No decision has been made about whether Marysville school clubs, including LGBT clubs, will require parental consent to join.
A parental consent policy has been under consideration by the Marysville School District Board of Directors for over a month.
School Board members agreed to discuss the policy more in the future and did not take action during their June 6 meeting.
The policy was first considered shortly after controversy regarding LGBT support clubs in Marysville elementary schools, although the policy would apply to all clubs.
Under the policy, LGBT students would likely have to out themselves to their parents to join clubs in the district.
Because of that the policy has attracted controversy between those who believe parents should be able to prevent their children from being exposed to LGBT ideas and those who say that kind of space is needed to prevent isolation, depression and suicide.
A couple of Board members believe the parental consent requirement would be challenged in court, costing the district a good deal of money.
“While it may not necessarily be illegal, with some of the things we’re doing, there is enough opposition that there will be legal consequences and as a district that is fighting with our budget and fiscally having a lot of problems, this will build on top of that,” said School Board member Katie Jackson.
After a double levy failure the district is facing a $13.5 million shortfall.
“The reality is that we’re in a legal bind. If we go forward with this policy we will spend at least $100,000 in legal fees and if we lose any of those we will spend hundreds and hundreds of thousands of dollars in that process,” said School Board president Paul Galovin.
Board members Connor Krebbs and Keira Atchley said they will stand for the parental consent requirement.
“Parents are sick of being told they don’t have any rights in regard to the education of their children,” said Krebbs. “I will continue to advocate for parental rights."
Atchley believes the district will be able to come up with a good policy.
“Consistently, more and more parents are being told they cannot have a say in their child’s education or medical treatment but are expected to support them until they are 18,” she said.
Jackson noted under the Equal Access Act that students have rights as well.
“They have their right to privacy and the right to associate with who they want,” she said.
“As a School Board member, we are here to protect the children and remove barriers for them to do what they need to in school. If this policy hurts even one kid, is that okay?”
A variety of supporters and detractors of the policy showed up to speak at the meeting.

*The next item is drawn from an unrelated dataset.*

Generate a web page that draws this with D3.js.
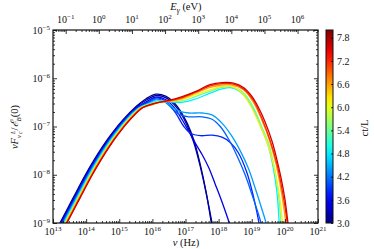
<!DOCTYPE html>
<html>
<head>
<meta charset="utf-8">
<script src="https://cdn.jsdelivr.net/npm/d3@7"></script>
<style>
  body { margin: 0; background: #fff; }
  svg { display: block; }
  .tick line { stroke: #000; stroke-width: 0.8; }
</style>
</head>
<body>
<div id="chart"></div>
<script>
"use strict";

// ct/L of each spectrum and its points [log10 nu (Hz), log10 nuF_nu L/c / E_B(0)]
var ctL = [3.0, 3.2, 3.5, 3.8, 4.1, 4.4, 4.8, 5.4, 6.2, 6.6, 7.2, 7.6];

var sed30 = [[13.06,-9.2],[13.21,-9.0],[13.6,-8.49],[13.97,-8.01],[14.25,-7.68],[14.5,-7.41],[14.75,-7.17],[15.0,-6.95],[15.25,-6.76],[15.5,-6.59],[15.8,-6.43],[16.1,-6.33],[16.4,-6.37],[16.65,-6.5],[16.85,-6.68],[17.05,-6.93],[17.25,-7.28],[17.45,-7.8],[17.62,-8.35],[17.78,-9.0],[17.86,-9.35]];
var sed32 = [[13.08,-9.2],[13.23,-9.0],[13.62,-8.49],[13.99,-8.01],[14.27,-7.68],[14.52,-7.41],[14.77,-7.17],[15.02,-6.95],[15.27,-6.76],[15.52,-6.59],[15.82,-6.45],[16.1,-6.36],[16.4,-6.4],[16.65,-6.54],[16.85,-6.72],[17.05,-6.98],[17.25,-7.33],[17.45,-7.84],[17.63,-8.4],[17.8,-9.0],[17.88,-9.35]];
var sed35 = [[13.1,-9.2],[13.25,-9.0],[13.64,-8.49],[14.01,-8.01],[14.29,-7.68],[14.54,-7.41],[14.79,-7.17],[15.04,-6.95],[15.29,-6.76],[15.54,-6.6],[15.84,-6.48],[16.1,-6.39],[16.4,-6.44],[16.65,-6.6],[16.9,-6.86],[17.1,-7.1],[17.3,-7.35],[17.5,-7.58],[17.7,-7.85],[17.9,-8.2],[18.1,-8.56],[18.32,-9.0],[18.42,-9.25]];
var sed38 = [[13.12,-9.2],[13.27,-9.0],[13.66,-8.49],[14.03,-8.01],[14.31,-7.68],[14.56,-7.41],[14.81,-7.17],[15.06,-6.95],[15.31,-6.76],[15.56,-6.6],[15.86,-6.5],[16.1,-6.41],[16.4,-6.47],[16.7,-6.72],[16.95,-7.0],[17.15,-7.14],[17.45,-7.19],[17.8,-7.18],[18.1,-7.22],[18.35,-7.33],[18.6,-7.55],[18.85,-7.95],[19.05,-8.45],[19.22,-9.0],[19.3,-9.3]];
var sed41 = [[13.14,-9.2],[13.29,-9.0],[13.68,-8.49],[14.05,-8.01],[14.33,-7.68],[14.58,-7.41],[14.83,-7.17],[15.08,-6.95],[15.33,-6.76],[15.58,-6.61],[15.88,-6.51],[16.1,-6.43],[16.4,-6.5],[16.65,-6.66],[16.85,-6.76],[17.1,-6.8],[17.5,-6.8],[17.8,-6.85],[18.05,-7.0],[18.3,-7.26],[18.55,-7.6],[18.8,-8.0],[19.05,-8.5],[19.28,-9.0],[19.36,-9.3]];
var sed44 = [[13.16,-9.2],[13.31,-9.0],[13.7,-8.49],[14.07,-8.01],[14.35,-7.68],[14.6,-7.41],[14.85,-7.17],[15.1,-6.95],[15.35,-6.76],[15.6,-6.61],[15.9,-6.52],[16.1,-6.45],[16.4,-6.5],[16.65,-6.62],[16.85,-6.69],[17.1,-6.72],[17.5,-6.72],[17.8,-6.76],[18.1,-6.93],[18.4,-7.2],[18.65,-7.5],[18.9,-7.87],[19.1,-8.27],[19.3,-8.7],[19.43,-9.0],[19.5,-9.3]];
var sed48 = [[13.18,-9.2],[13.33,-9.0],[13.72,-8.49],[14.09,-8.01],[14.37,-7.68],[14.62,-7.41],[14.87,-7.17],[15.12,-6.95],[15.37,-6.76],[15.62,-6.61],[15.92,-6.52],[16.2,-6.47],[16.5,-6.49],[16.9,-6.5],[17.3,-6.43],[17.74,-6.31],[18.1,-6.22],[18.4,-6.2],[18.75,-6.34],[19.04,-6.64],[19.3,-7.05],[19.49,-7.38],[19.62,-7.75],[19.72,-8.15],[19.78,-8.5],[19.83,-9.0],[19.87,-9.3]];
var sed54 = [[13.2,-9.2],[13.35,-9.0],[13.74,-8.49],[14.11,-8.01],[14.39,-7.68],[14.64,-7.41],[14.89,-7.17],[15.14,-6.95],[15.39,-6.76],[15.64,-6.61],[15.94,-6.53],[16.2,-6.48],[16.5,-6.48],[16.9,-6.47],[17.3,-6.38],[17.74,-6.27],[18.1,-6.19],[18.4,-6.18],[18.75,-6.3],[19.05,-6.6],[19.3,-7.0],[19.52,-7.38],[19.66,-7.78],[19.76,-8.18],[19.83,-8.55],[19.88,-9.0],[19.92,-9.3]];
var sed62 = [[13.22,-9.2],[13.37,-9.0],[13.76,-8.49],[14.13,-8.01],[14.41,-7.68],[14.66,-7.41],[14.91,-7.17],[15.16,-6.95],[15.41,-6.76],[15.66,-6.61],[15.96,-6.54],[16.2,-6.49],[16.5,-6.48],[16.9,-6.44],[17.3,-6.34],[17.74,-6.24],[18.1,-6.17],[18.4,-6.17],[18.7,-6.3],[18.95,-6.55],[19.2,-6.9],[19.45,-7.3],[19.64,-7.75],[19.78,-8.2],[19.87,-8.6],[19.93,-9.0],[19.97,-9.3]];
var sed66 = [[13.24,-9.2],[13.39,-9.0],[13.78,-8.49],[14.15,-8.01],[14.43,-7.68],[14.68,-7.41],[14.93,-7.17],[15.18,-6.95],[15.43,-6.76],[15.68,-6.61],[15.98,-6.55],[16.2,-6.5],[16.5,-6.48],[16.9,-6.42],[17.3,-6.31],[17.74,-6.19],[18.1,-6.14],[18.4,-6.14],[18.75,-6.24],[19.05,-6.5],[19.3,-6.86],[19.55,-7.32],[19.74,-7.8],[19.88,-8.3],[19.97,-8.7],[20.03,-9.0],[20.08,-9.3]];
var sed72 = [[13.26,-9.2],[13.41,-9.0],[13.8,-8.49],[14.17,-8.01],[14.45,-7.68],[14.7,-7.41],[14.95,-7.17],[15.2,-6.95],[15.45,-6.76],[15.7,-6.61],[16.0,-6.54],[16.2,-6.5],[16.5,-6.47],[16.9,-6.4],[17.3,-6.29],[17.74,-6.16],[18.1,-6.11],[18.45,-6.12],[18.75,-6.22],[19.05,-6.46],[19.3,-6.82],[19.55,-7.28],[19.76,-7.78],[19.9,-8.25],[20.0,-8.65],[20.07,-9.0],[20.12,-9.3]];
var sed76 = [[13.27,-9.2],[13.42,-9.0],[13.81,-8.49],[14.18,-8.01],[14.46,-7.68],[14.71,-7.41],[14.96,-7.17],[15.21,-6.95],[15.46,-6.76],[15.71,-6.61],[16.0,-6.53],[16.2,-6.5],[16.5,-6.46],[16.9,-6.38],[17.35,-6.26],[17.74,-6.13],[18.1,-6.09],[18.45,-6.1],[18.75,-6.19],[19.0,-6.37],[19.2,-6.6],[19.4,-6.9],[19.61,-7.3],[19.75,-7.66],[19.88,-8.05],[20.0,-8.5],[20.09,-8.98],[20.15,-9.3]];

var seds = [sed30, sed32, sed35, sed38, sed41, sed44, sed48, sed54, sed62, sed66, sed72, sed76];

// axis ticks
var nuExp = [13, 14, 15, 16, 17, 18, 19, 20, 21];
var fluxExp = [-9, -8, -7, -6, -5];
var energyExp = [-1, 0, 1, 2, 3, 4, 5, 6];
var cbTicks = [3.0, 3.6, 4.2, 4.8, 5.4, 6.0, 6.6, 7.2, 7.8];
var cbRange = [3.0, 8.0];

var hPlanck = 4.135667e-15; // eV s

var W = 374, H = 249;
var serif = "'Liberation Serif', 'DejaVu Serif', serif";
var plot = {left: 53, right: 318, top: 30, bottom: 223};

var svg = d3.select("#chart").append("svg")
    .attr("width", W).attr("height", H)
    .style("font-family", serif);

var x = d3.scaleLog().domain([1e13, 1e21]).range([plot.left, plot.right]);
var xE = d3.scaleLog().domain([1e13 * hPlanck, 1e21 * hPlanck]).range([plot.left, plot.right]);
var y = d3.scaleLog().domain([1e-9, 1e-5]).range([plot.bottom, plot.top]);
var cbY = d3.scaleLinear().domain(cbRange).range([plot.bottom, plot.top]);

var jet = function(v) {
    var t = (v - cbRange[0]) / (cbRange[1] - cbRange[0]);
    var c = function(a) { return Math.max(0, Math.min(1, 1.5 - Math.abs(4 * t - a))) * 255; };
    return d3.rgb(c(3), c(2), c(1)).formatHex();
};

var minorsOf = function(lo, hi) {
    var out = [];
    for (var k = Math.floor(Math.log10(lo)); k <= Math.ceil(Math.log10(hi)); k++) {
        for (var m = 2; m <= 9; m++) {
            var v = m * Math.pow(10, k);
            if (v > lo && v < hi) out.push(v);
        }
    }
    return out;
};

var pow10 = function(e) { return Math.pow(10, e); };

// curves
svg.append("clipPath").attr("id", "clip").append("rect")
    .attr("x", plot.left).attr("y", plot.top)
    .attr("width", plot.right - plot.left).attr("height", plot.bottom - plot.top);

var line = d3.line()
    .x(function(d) { return x(pow10(d[0])); })
    .y(function(d) { return y(pow10(d[1])); })
    .curve(d3.curveCatmullRom.alpha(0.5));

svg.append("g").attr("clip-path", "url(#clip)")
    .selectAll("path").data(seds).join("path")
    .attr("d", line)
    .attr("fill", "none")
    .attr("stroke", function(d, i) { return jet(ctL[i]); })
    .attr("stroke-width", 1.3);

// ticks, all pointing inward
var addAxis = function(axis, tx, ty) {
    var g = svg.append("g").attr("transform", "translate(" + tx + "," + ty + ")").call(axis);
    g.select(".domain").remove();
    g.selectAll("text").remove();
    return g;
};

addAxis(d3.axisBottom(x).tickValues(nuExp.map(pow10)).tickSizeInner(-4).tickSizeOuter(0), 0, plot.bottom);
addAxis(d3.axisBottom(x).tickValues(minorsOf(1e13, 1e21)).tickSizeInner(-2).tickSizeOuter(0), 0, plot.bottom);
addAxis(d3.axisTop(xE).tickValues(energyExp.map(pow10)).tickSizeInner(-4).tickSizeOuter(0), 0, plot.top);
addAxis(d3.axisTop(xE).tickValues(minorsOf(1e13 * hPlanck, 1e21 * hPlanck)).tickSizeInner(-2).tickSizeOuter(0), 0, plot.top);
addAxis(d3.axisLeft(y).tickValues(fluxExp.map(pow10)).tickSizeInner(-4).tickSizeOuter(0), plot.left, 0);
addAxis(d3.axisLeft(y).tickValues(minorsOf(1e-9, 1e-5)).tickSizeInner(-2).tickSizeOuter(0), plot.left, 0);
addAxis(d3.axisRight(y).tickValues(fluxExp.map(pow10)).tickSizeInner(-4).tickSizeOuter(0), plot.right, 0);
addAxis(d3.axisRight(y).tickValues(minorsOf(1e-9, 1e-5)).tickSizeInner(-2).tickSizeOuter(0), plot.right, 0);

svg.append("rect")
    .attr("x", plot.left).attr("y", plot.top)
    .attr("width", plot.right - plot.left).attr("height", plot.bottom - plot.top)
    .attr("fill", "none").attr("stroke", "#111").attr("stroke-width", 1.2);

// 10^n labels
var powerLabel = function(g, px, py, anchor, e) {
    var t = g.append("text").attr("x", px).attr("y", py)
        .attr("text-anchor", anchor).style("font-size", "10px").attr("fill", "#111");
    t.append("tspan").text("10");
    t.append("tspan").attr("dy", -4).style("font-size", "7px")
        .text(e < 0 ? "\u2212" + (-e) : String(e));
};

var labels = svg.append("g");
nuExp.forEach(function(e) { powerLabel(labels, x(pow10(e)), 235, "middle", e); });
energyExp.forEach(function(e) { powerLabel(labels, xE(pow10(e)), 23, "middle", e); });
fluxExp.forEach(function(e) { powerLabel(labels, plot.left - 3, y(pow10(e)) + 3.5, "end", e); });

// axis titles
var xt = svg.append("text").attr("x", 186).attr("y", 246)
    .attr("text-anchor", "middle").style("font-size", "10.5px").attr("fill", "#111");
xt.append("tspan").style("font-style", "italic").text("\u03bd");
xt.append("tspan").text(" (Hz)");

var et = svg.append("text").attr("x", 186).attr("y", 10)
    .attr("text-anchor", "middle").style("font-size", "10.5px").attr("fill", "#111");
et.append("tspan").style("font-style", "italic").text("E");
et.append("tspan").attr("dy", 2.5).style("font-size", "7.5px").style("font-style", "italic").text("\u03b3");
et.append("tspan").attr("dy", -2.5).text(" (eV)");

var yt = svg.append("text").attr("transform", "translate(18,127) rotate(-90)")
    .attr("text-anchor", "middle").style("font-size", "10.5px").attr("fill", "#111");
yt.append("tspan").style("font-style", "italic").text("\u03bdF");
yt.append("tspan").attr("dy", 2.5).style("font-size", "7px").style("font-style", "italic").text("\u03bd");
yt.append("tspan").attr("dy", -6).attr("dx", 1).style("font-size", "6px").style("font-style", "italic").text("L");
yt.append("tspan").attr("dy", 7).attr("dx", -3.5).style("font-size", "6px").style("font-style", "italic").text("c");
yt.append("tspan").attr("dy", -3.5).attr("dx", 1).text("/");
yt.append("tspan").style("font-style", "italic").text("\u2130");
yt.append("tspan").attr("dy", 2.5).style("font-size", "7px").style("font-style", "italic").text("B");
yt.append("tspan").attr("dy", -2.5).text("(0)");

// colour bar
var cb = {left: 326, width: 7};
var grad = svg.append("defs").append("linearGradient").attr("id", "jet")
    .attr("x1", 0).attr("y1", 1).attr("x2", 0).attr("y2", 0);
d3.range(0, 1.0001, 0.05).forEach(function(t) {
    grad.append("stop").attr("offset", t)
        .attr("stop-color", jet(cbRange[0] + t * (cbRange[1] - cbRange[0])));
});
svg.append("rect")
    .attr("x", cb.left).attr("y", plot.top)
    .attr("width", cb.width).attr("height", plot.bottom - plot.top)
    .attr("fill", "url(#jet)").attr("stroke", "#111").attr("stroke-width", 1);

var cbAxis = svg.append("g").attr("transform", "translate(" + (cb.left + cb.width) + ",0)")
    .call(d3.axisRight(cbY).tickValues(cbTicks).tickSizeInner(-2).tickSizeOuter(0)
        .tickPadding(4).tickFormat(d3.format(".1f")));
cbAxis.select(".domain").remove();
cbAxis.selectAll("text").style("font-family", serif).style("font-size", "10px").attr("fill", "#111");

svg.append("text").attr("transform", "translate(368,128) rotate(-90)")
    .attr("text-anchor", "middle").style("font-size", "10.5px").attr("fill", "#111")
    .text("ct/L");
</script>
</body>
</html>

“As a parent it is my responsibility to know where my kids are. If I’m not aware of the activities they are participating in, who their friends are and what they are learning I cannot fulfill my duty as a parent,” said Marysville parent Autumn Osborn.
Others worried that giving kids access to the clubs would promote different values.
“It is a teacher’s responsibility to teach. Teach reading, writing, math, science and history and not to override parental values,” said community member Whitney Burton.
“Those who are against parental control, I don’t understand you. Don’t you understand this also protects your child,” said community Rita Heid.
Heid said she believes having easy access to LGBT clubs would unduly influence students.
“It is pushing kids into being transgender,” she said.
Tulalip Tribal member Lou Ann Carter said the LGBT population needs support even if that doesn’t come from their parents.
Carter said she was a nurse and worked with CPS many times.
“Sometimes, if they out themselves to a parent they could be kicked out of their home,” she said. “My concern is that kids need to feel safe enough to go to adults. If they don’t feel safe at home they need to have a resource they can go to."
Briauna Hansen, an advisor for an LGBT club at Cedarcrest Middle School, said that a club like that would have been useful when they were a child.
“I want to approach this issue with kindness and understanding but I promise you that I feel attacked and distraught. I personally knew I was queer around 5 to 6 years of age but I didn’t have access to the terminology or vocabulary to explain to others how I felt,” Hansen said. “I shelled away my identity from adults out of protection and ultimately learned not to trust adults.”
Marysville Getchell High School’s upcoming ASB president James De Leon said the students he has spoken to are feeling unsafe in the community because of the discussion.
“I have spoken to many students about this policy and they are scared, afraid and worried,” he said.